Left, the Open-Air Machine, serviced by an industrial robot. Right, the Rotary Table Machine for automated laser marking of parts. As marking starts inside the laser safety enclosure, a part that was previously marked is unloaded and brought by a robotic arm to the following station. Then, the robot can load a new part to be marked.

Inline Laser Marking and Laser Cleaning

March 26, 2019
Part-to-part traceability via permanent, scannable barcodes provides data-oriented process control for automotive components manufacturers

LASERAX has developed a complete line of laser markers that enables direct part marking to help manufacturers trace every product from early production steps through to product assembly, or beyond. "Our customers will find value in these prepackaged, highly adapted inline solutions," stated Eric Bourbeau. "Dealing with only one specialized stakeholder beats having to deal with the laser manufacturer, an integrator, installers, and laser safety compliance specialists."

Each of the three available laser-marking machines are effective in demanding manufacturing conditions, including foundries, diecasters, and other automotive parts operations.

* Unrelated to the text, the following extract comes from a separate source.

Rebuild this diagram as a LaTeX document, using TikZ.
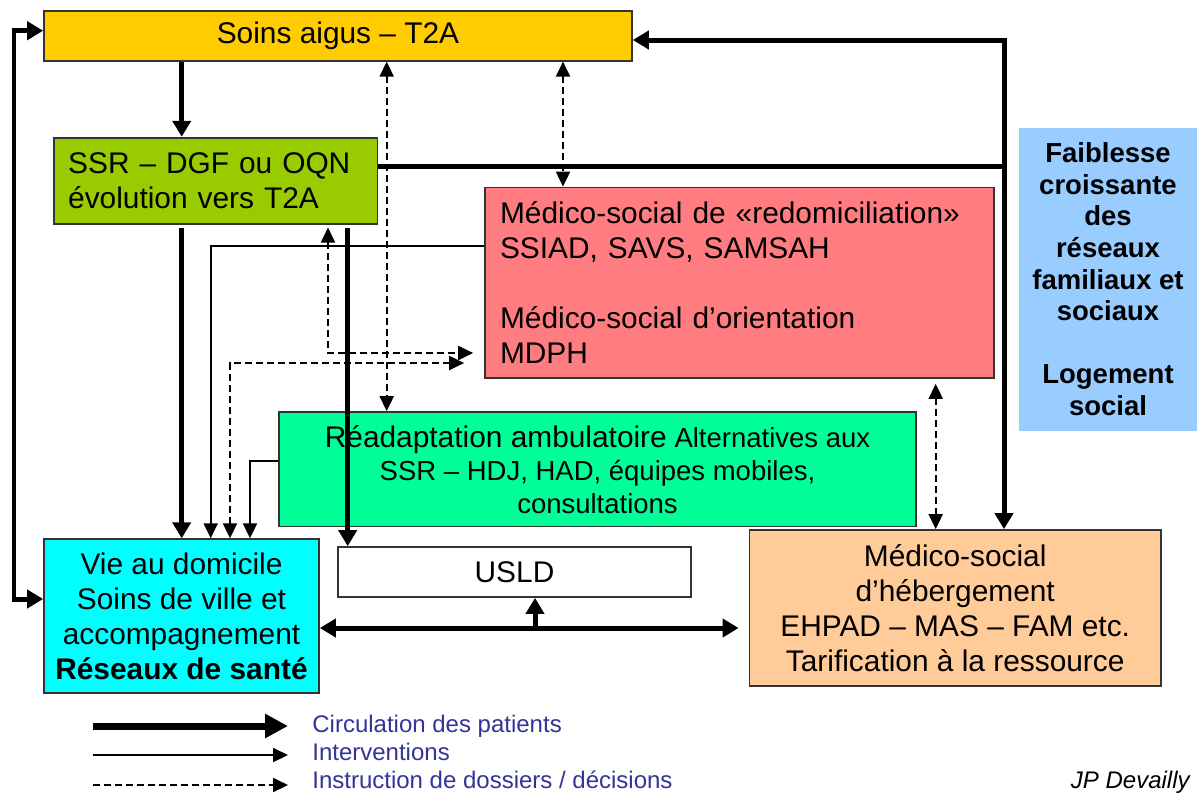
\documentclass[tikz,border=0pt]{standalone}
\usepackage{fontspec}
\setmainfont{Liberation Sans}
\usetikzlibrary{arrows.meta}

\definecolor{soinsorange}{HTML}{FFCC00}
\definecolor{ssrgreen}{HTML}{99CC00}
\definecolor{redompink}{HTML}{FF7C80}
\definecolor{faibleblue}{HTML}{99CCFF}
\definecolor{readaptgreen}{HTML}{00FF99}
\definecolor{viecyan}{HTML}{00FFFF}
\definecolor{hebergpeach}{HTML}{FFCC99}
\definecolor{legendblue}{HTML}{333399}

\begin{document}
\begin{tikzpicture}
[x=0.02cm, y=-0.02cm,
block/.style ={rectangle, draw=black!80, line width=0.035cm,
font=\fontsize{17}{19.9}\selectfont, align=center},
flow/.style ={draw, line width=0.1cm, >={Triangle[length=0.32cm,width=0.36cm]}},
interv/.style ={draw, line width=0.04cm, >={Triangle[length=0.3cm,width=0.28cm]}},
dossier/.style ={interv, dash pattern=on 0.14cm off 0.08cm},
legend/.style ={font=\fontsize{13.66}{16}\selectfont, text=legendblue, inner sep=0pt}]

\useasboundingbox (0,0) rectangle (1197,796);

% boxes
\node [block, fill=soinsorange, minimum width=11.76cm, minimum height=1cm] (soins) at (338,35.7) {Soins aigus – T2A};
\node [block, fill=ssrgreen, minimum width=6.47cm, minimum height=1.73cm,
text width=5.91cm, align=left] (ssr) at (215.9,180.9) {SSR – DGF ou OQN\\évolution vers T2A};
\node [block, fill=redompink, minimum width=10.18cm, minimum height=3.81cm,
text width=9.58cm, align=left] (redom) at (739.5,282.7)
{Médico-social de «redomiciliation»\\SSIAD, SAVS, SAMSAH\\[19.9pt]Médico-social d’orientation\\MDPH};
\node [fill=faibleblue, minimum width=3.56cm, minimum height=6.06cm, align=center,
font=\bfseries\fontsize{15.65}{18}\selectfont] (faible) at (1108,279.2)
{Faiblesse\\croissante\\des\\réseaux\\familiaux et\\sociaux\\[18pt]Logement\\social};
\node [block, fill=readaptgreen, minimum width=12.74cm, minimum height=2.29cm,
font=\fontsize{15.65}{18.8}\selectfont] (readapt) at (597.5,469.3)
{{\fontsize{17}{18.8}\selectfont Réadaptation ambulatoire} Alternatives aux\\SSR – HDJ, HAD, équipes mobiles,\\consultations};
\node [block, fill=viecyan, minimum width=5.5cm, minimum height=3.07cm] (vie) at (181.5,615.9)
{Vie au domicile\\Soins de ville et\\accompagnement\\\textbf{Réseaux de santé}};
\node [block, fill=white, minimum width=7.06cm, minimum height=1cm] (usld) at (514.5,572) {USLD};
\node [block, fill=hebergpeach, minimum width=8.23cm, minimum height=3.12cm] (heberg) at (955.2,608)
{Médico-social\\d’hébergement\\EHPAD – MAS – FAM etc.\\Tarification à la ressource};

\coordinate (lefttop) at (14,30.7);
\coordinate (leftbot) at (14,599);
\coordinate (rightcorner) at (1004,40);
\coordinate (branch) at (535,628);

% circulation des patients
\draw [flow, <->] (soins.west |- lefttop) -- (lefttop) -- (leftbot) -- (vie.west |- leftbot);
\draw [flow, ->] (soins.south -| 181.7,0) -- (ssr.north -| 181.7,0);
\draw [flow, ->, shorten <=0.06cm] (ssr.south -| 181.7,0) -- (vie.north -| 181.7,0);
\draw [flow, ->, shorten <=0.06cm] (ssr.south -| 347.7,0) -- (usld.north -| 347.7,0);
\draw [flow, <->] (soins.east |- rightcorner) -- (rightcorner) -- (rightcorner |- heberg.north);
\draw [flow] (ssr.east |- 0,166.7) -- (rightcorner |- 0,166.7);
\draw [flow, <->, shorten >=0.2cm] (vie.east |- branch) -- (heberg.west |- branch);
\draw [flow, ->] (branch) -- (usld.south -| branch);

% interventions
\draw [interv, ->] (redom.west |- 0,245.7) -| (vie.north -| 210.7,0);
\draw [interv, ->] (readapt.west |- 0,461) -| (vie.north -| 250,0);

% dossiers / decisions
\draw [dossier, <->] (soins.south -| 386.7,0) -- (readapt.north -| 386.7,0);
\draw [dossier, <->] (soins.south -| 563,0) -- (redom.north -| 563,0);
\draw [dossier, <->, shorten <=0.1cm] (redom.south -| 935.7,0) -- (heberg.north -| 935.7,0);
\draw [dossier, <->, shorten <=0.05cm, shorten >=0.22cm] (ssr.south -| 328,0) |- (redom.west |- 0,353);
\draw [dossier, <->, shorten >=0.4cm] (vie.north -| 230,0) |- (redom.west |- 0,363);

% legende
\coordinate (lgflow) at (93,726);
\coordinate (lginterv) at (93,755);
\coordinate (lgdossier) at (93,785);
\node [legend, anchor=base west] (txtflow) at (312,732) {Circulation des patients};
\node [legend, anchor=base west] (txtinterv) at (312,760.7) {Interventions};
\node [legend, anchor=base west] (txtdossier) at (312,788) {Instruction de dossiers / décisions};
\node [anchor=base east, inner sep=0pt, font=\itshape\fontsize{13.66}{16}\selectfont] (auteur) at (1190,788) {JP Devailly};
\draw [flow, line width=0.14cm, >={Triangle[length=0.46cm,width=0.46cm]}, ->, shorten >=0.48cm] (lgflow) -- (lgflow -| txtflow.west);
\draw [interv, ->, shorten >=0.48cm] (lginterv) -- (lginterv -| txtinterv.west);
\draw [dossier, ->, shorten >=0.48cm] (lgdossier) -- (lgdossier -| txtdossier.west);
\end{tikzpicture}
\end{document}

The Open-Air Machine (OAM) is used in automated production cells and serviced by an industrial robot. The robot holds the part in front of the machine during the marking operation: when marking is complete, the robot can resume the production cycle.

The Rotary Table Machine (RTM) is a more advanced technology for automated laser marking of parts. Marked parts are removed from the machine’s laser safety enclosure and carried by a robot arm to the next process station. Then, the robot can load the RTM with the next part to be marked. The feeding system allows laser marking to be done "in hidden time," according to the developer.

The Rotary Table Workstation (RTW) is a manually loaded by an operator, then fully automated for the rest of the laser-marking sequence. It ensures reliable and consistent markings, and operator safety is ensured thanks to best-in-class machine design.